Exercise => Working from the top of the listing below, retype each line through the line containing "const yTickLabels = [0, 20, 40, 60, 80];", both included, with no pictures.

Data shown =>
= = = =

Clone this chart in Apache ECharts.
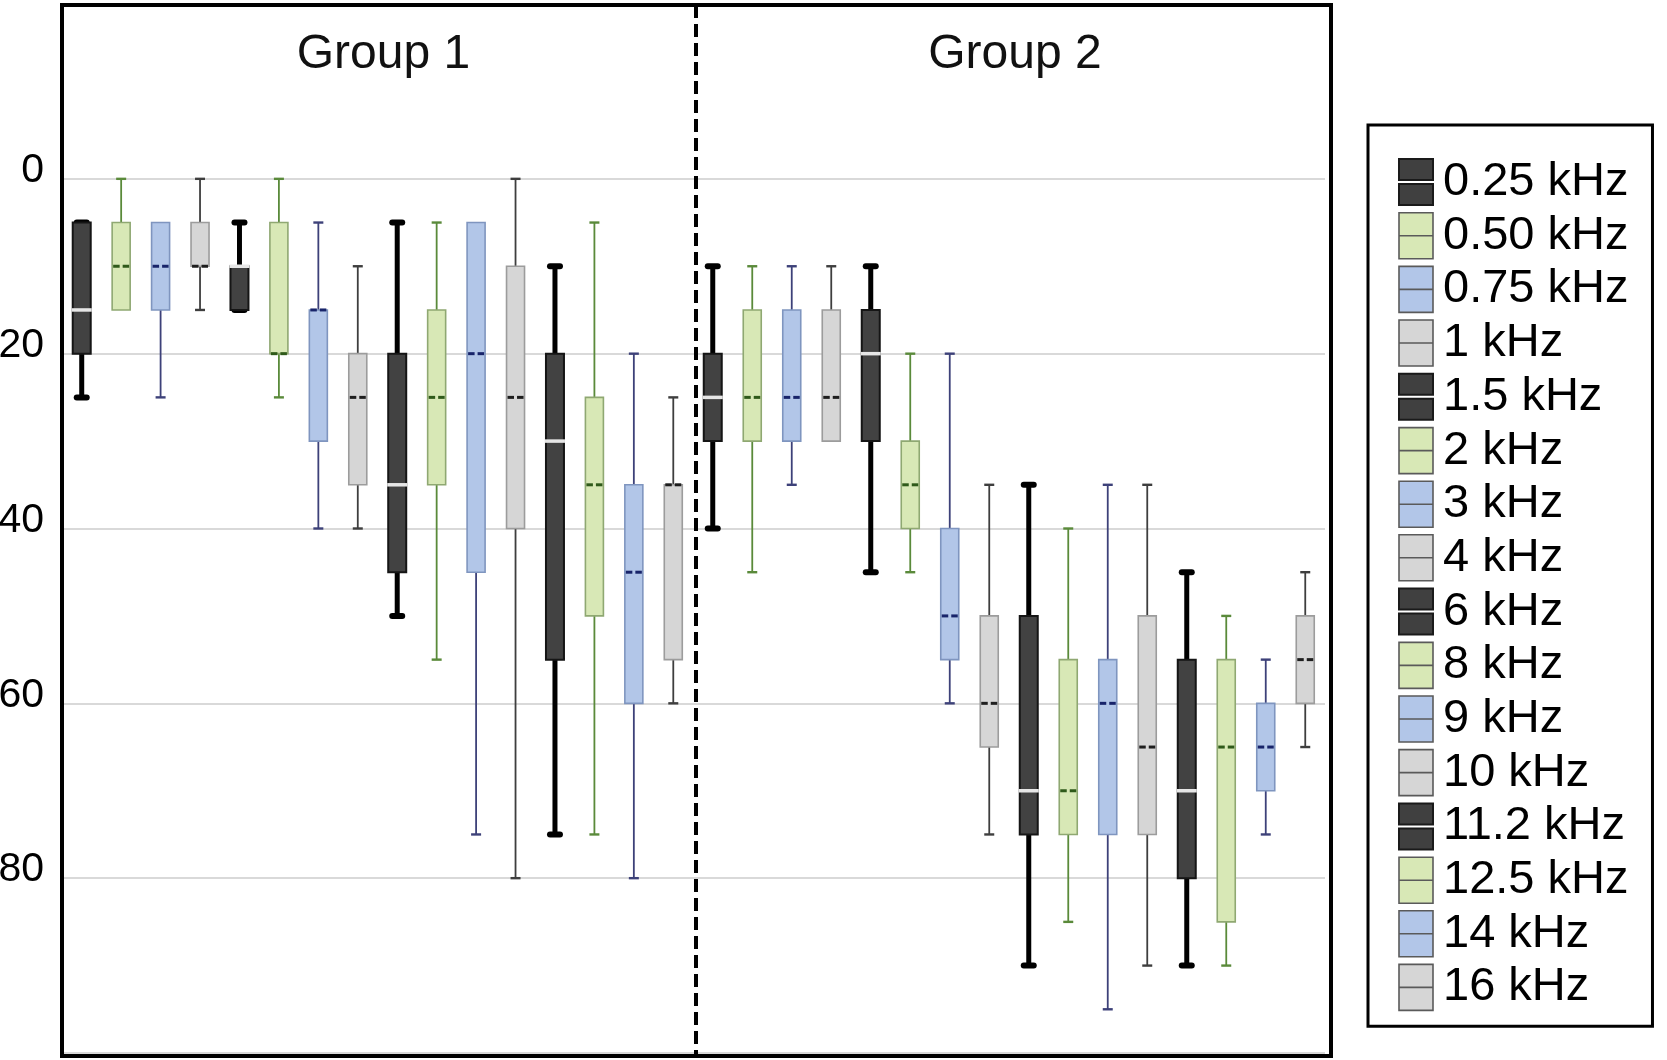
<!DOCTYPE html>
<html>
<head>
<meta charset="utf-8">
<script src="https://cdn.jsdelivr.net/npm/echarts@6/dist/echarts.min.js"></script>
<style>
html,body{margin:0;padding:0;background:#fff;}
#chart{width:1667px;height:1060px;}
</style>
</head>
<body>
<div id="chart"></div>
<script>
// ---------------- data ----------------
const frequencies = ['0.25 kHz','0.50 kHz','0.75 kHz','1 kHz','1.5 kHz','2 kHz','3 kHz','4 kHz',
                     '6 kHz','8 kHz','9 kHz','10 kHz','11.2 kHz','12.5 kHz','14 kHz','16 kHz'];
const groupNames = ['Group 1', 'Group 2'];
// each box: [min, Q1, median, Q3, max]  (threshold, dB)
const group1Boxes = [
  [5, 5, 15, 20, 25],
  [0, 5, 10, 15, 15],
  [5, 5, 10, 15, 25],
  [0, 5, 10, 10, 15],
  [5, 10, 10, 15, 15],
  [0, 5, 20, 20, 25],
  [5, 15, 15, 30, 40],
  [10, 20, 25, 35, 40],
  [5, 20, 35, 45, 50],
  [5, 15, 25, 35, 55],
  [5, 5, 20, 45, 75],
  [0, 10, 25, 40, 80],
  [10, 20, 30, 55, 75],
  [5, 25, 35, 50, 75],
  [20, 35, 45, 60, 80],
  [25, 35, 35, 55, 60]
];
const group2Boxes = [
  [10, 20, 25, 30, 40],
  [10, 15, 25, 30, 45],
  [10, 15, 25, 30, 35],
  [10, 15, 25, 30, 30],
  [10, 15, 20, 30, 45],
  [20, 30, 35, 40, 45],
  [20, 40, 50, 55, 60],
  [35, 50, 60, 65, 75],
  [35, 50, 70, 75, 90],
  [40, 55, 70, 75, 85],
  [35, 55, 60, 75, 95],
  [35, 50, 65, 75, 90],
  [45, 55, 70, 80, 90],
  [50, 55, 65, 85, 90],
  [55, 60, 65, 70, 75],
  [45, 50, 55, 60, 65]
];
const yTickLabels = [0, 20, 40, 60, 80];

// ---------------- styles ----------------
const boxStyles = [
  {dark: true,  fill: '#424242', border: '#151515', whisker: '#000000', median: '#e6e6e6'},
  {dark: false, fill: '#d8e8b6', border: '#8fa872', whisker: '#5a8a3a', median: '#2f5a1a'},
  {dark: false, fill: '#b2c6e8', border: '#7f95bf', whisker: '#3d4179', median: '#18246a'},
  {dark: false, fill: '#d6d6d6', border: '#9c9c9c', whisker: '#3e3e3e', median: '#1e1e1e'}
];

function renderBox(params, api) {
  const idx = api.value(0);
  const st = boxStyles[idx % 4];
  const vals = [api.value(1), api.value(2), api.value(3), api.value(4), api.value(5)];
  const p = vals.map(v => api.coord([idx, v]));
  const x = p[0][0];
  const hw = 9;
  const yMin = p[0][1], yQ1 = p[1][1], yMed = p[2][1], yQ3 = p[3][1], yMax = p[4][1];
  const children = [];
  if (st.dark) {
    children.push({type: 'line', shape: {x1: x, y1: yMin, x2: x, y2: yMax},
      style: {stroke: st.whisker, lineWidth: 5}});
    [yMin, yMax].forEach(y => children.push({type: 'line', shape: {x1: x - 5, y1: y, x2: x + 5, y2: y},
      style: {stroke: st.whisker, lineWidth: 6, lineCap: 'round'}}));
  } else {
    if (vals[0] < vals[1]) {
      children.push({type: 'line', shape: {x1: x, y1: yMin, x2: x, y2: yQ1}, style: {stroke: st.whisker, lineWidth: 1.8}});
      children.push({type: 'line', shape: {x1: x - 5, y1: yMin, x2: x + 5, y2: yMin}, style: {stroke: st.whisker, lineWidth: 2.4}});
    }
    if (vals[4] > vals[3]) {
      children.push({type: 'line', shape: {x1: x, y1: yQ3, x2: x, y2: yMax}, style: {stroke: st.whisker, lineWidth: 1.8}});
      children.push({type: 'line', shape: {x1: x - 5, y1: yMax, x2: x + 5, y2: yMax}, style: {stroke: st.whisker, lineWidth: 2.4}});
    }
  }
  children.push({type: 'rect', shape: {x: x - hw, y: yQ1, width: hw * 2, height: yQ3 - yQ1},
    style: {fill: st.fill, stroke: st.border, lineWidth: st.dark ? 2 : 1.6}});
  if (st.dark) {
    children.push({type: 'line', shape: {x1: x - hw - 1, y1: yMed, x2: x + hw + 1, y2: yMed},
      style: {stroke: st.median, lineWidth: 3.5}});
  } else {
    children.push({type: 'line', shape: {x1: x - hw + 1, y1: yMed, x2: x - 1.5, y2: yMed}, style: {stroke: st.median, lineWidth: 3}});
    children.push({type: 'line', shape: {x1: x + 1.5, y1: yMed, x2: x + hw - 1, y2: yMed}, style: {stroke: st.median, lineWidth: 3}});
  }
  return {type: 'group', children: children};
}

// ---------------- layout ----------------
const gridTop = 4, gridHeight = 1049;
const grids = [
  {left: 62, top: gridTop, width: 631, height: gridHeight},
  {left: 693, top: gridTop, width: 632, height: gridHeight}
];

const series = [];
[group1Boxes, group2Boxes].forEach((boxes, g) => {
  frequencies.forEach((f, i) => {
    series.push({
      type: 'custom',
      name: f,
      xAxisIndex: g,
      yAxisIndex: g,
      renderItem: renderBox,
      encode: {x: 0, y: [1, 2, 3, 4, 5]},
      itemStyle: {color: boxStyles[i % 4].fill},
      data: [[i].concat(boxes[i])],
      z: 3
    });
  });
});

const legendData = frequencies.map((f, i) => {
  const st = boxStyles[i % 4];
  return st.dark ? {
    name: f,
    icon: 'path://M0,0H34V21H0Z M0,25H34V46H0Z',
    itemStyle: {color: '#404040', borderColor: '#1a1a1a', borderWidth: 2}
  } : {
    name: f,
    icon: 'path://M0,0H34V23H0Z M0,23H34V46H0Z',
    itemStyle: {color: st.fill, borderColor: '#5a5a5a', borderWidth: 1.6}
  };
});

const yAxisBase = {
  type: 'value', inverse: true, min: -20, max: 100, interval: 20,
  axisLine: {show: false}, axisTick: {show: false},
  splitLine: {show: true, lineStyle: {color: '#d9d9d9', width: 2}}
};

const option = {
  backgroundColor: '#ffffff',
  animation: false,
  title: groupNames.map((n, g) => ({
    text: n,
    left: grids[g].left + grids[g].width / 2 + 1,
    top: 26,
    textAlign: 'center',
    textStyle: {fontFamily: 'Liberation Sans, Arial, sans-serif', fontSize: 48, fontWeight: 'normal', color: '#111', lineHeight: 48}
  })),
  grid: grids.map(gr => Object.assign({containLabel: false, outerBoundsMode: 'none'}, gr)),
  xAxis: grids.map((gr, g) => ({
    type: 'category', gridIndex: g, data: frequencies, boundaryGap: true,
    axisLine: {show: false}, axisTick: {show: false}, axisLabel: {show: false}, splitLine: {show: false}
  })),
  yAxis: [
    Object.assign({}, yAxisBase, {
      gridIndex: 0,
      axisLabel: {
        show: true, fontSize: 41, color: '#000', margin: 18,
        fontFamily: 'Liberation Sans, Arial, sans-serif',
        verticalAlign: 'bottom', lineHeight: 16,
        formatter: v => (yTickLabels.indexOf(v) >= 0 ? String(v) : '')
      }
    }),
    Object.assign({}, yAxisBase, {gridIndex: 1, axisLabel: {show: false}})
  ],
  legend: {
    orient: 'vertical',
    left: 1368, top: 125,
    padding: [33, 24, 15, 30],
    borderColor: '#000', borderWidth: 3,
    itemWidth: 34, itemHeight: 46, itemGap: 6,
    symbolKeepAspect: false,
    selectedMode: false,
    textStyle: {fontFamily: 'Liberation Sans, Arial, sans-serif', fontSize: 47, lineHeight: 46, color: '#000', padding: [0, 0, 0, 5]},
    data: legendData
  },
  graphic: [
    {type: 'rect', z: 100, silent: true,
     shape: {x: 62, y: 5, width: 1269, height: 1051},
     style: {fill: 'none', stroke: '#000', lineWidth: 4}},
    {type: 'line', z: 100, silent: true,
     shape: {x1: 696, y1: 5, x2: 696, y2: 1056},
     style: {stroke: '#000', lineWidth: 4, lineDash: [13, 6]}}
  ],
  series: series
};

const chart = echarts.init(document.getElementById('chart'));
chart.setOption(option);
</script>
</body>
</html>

= = = =

Solution for this problem =>
Clone this chart in Apache ECharts.
<!DOCTYPE html>
<html>
<head>
<meta charset="utf-8">
<script src="https://cdn.jsdelivr.net/npm/echarts@6/dist/echarts.min.js"></script>
<style>
html,body{margin:0;padding:0;background:#fff;}
#chart{width:1667px;height:1060px;}
</style>
</head>
<body>
<div id="chart"></div>
<script>
// ---------------- data ----------------
const frequencies = ['0.25 kHz','0.50 kHz','0.75 kHz','1 kHz','1.5 kHz','2 kHz','3 kHz','4 kHz',
                     '6 kHz','8 kHz','9 kHz','10 kHz','11.2 kHz','12.5 kHz','14 kHz','16 kHz'];
const groupNames = ['Group 1', 'Group 2'];
// each box: [min, Q1, median, Q3, max]  (threshold, dB)
const group1Boxes = [
  [5, 5, 15, 20, 25],
  [0, 5, 10, 15, 15],
  [5, 5, 10, 15, 25],
  [0, 5, 10, 10, 15],
  [5, 10, 10, 15, 15],
  [0, 5, 20, 20, 25],
  [5, 15, 15, 30, 40],
  [10, 20, 25, 35, 40],
  [5, 20, 35, 45, 50],
  [5, 15, 25, 35, 55],
  [5, 5, 20, 45, 75],
  [0, 10, 25, 40, 80],
  [10, 20, 30, 55, 75],
  [5, 25, 35, 50, 75],
  [20, 35, 45, 60, 80],
  [25, 35, 35, 55, 60]
];
const group2Boxes = [
  [10, 20, 25, 30, 40],
  [10, 15, 25, 30, 45],
  [10, 15, 25, 30, 35],
  [10, 15, 25, 30, 30],
  [10, 15, 20, 30, 45],
  [20, 30, 35, 40, 45],
  [20, 40, 50, 55, 60],
  [35, 50, 60, 65, 75],
  [35, 50, 70, 75, 90],
  [40, 55, 70, 75, 85],
  [35, 55, 60, 75, 95],
  [35, 50, 65, 75, 90],
  [45, 55, 70, 80, 90],
  [50, 55, 65, 85, 90],
  [55, 60, 65, 70, 75],
  [45, 50, 55, 60, 65]
];
const yTickLabels = [0, 20, 40, 60, 80];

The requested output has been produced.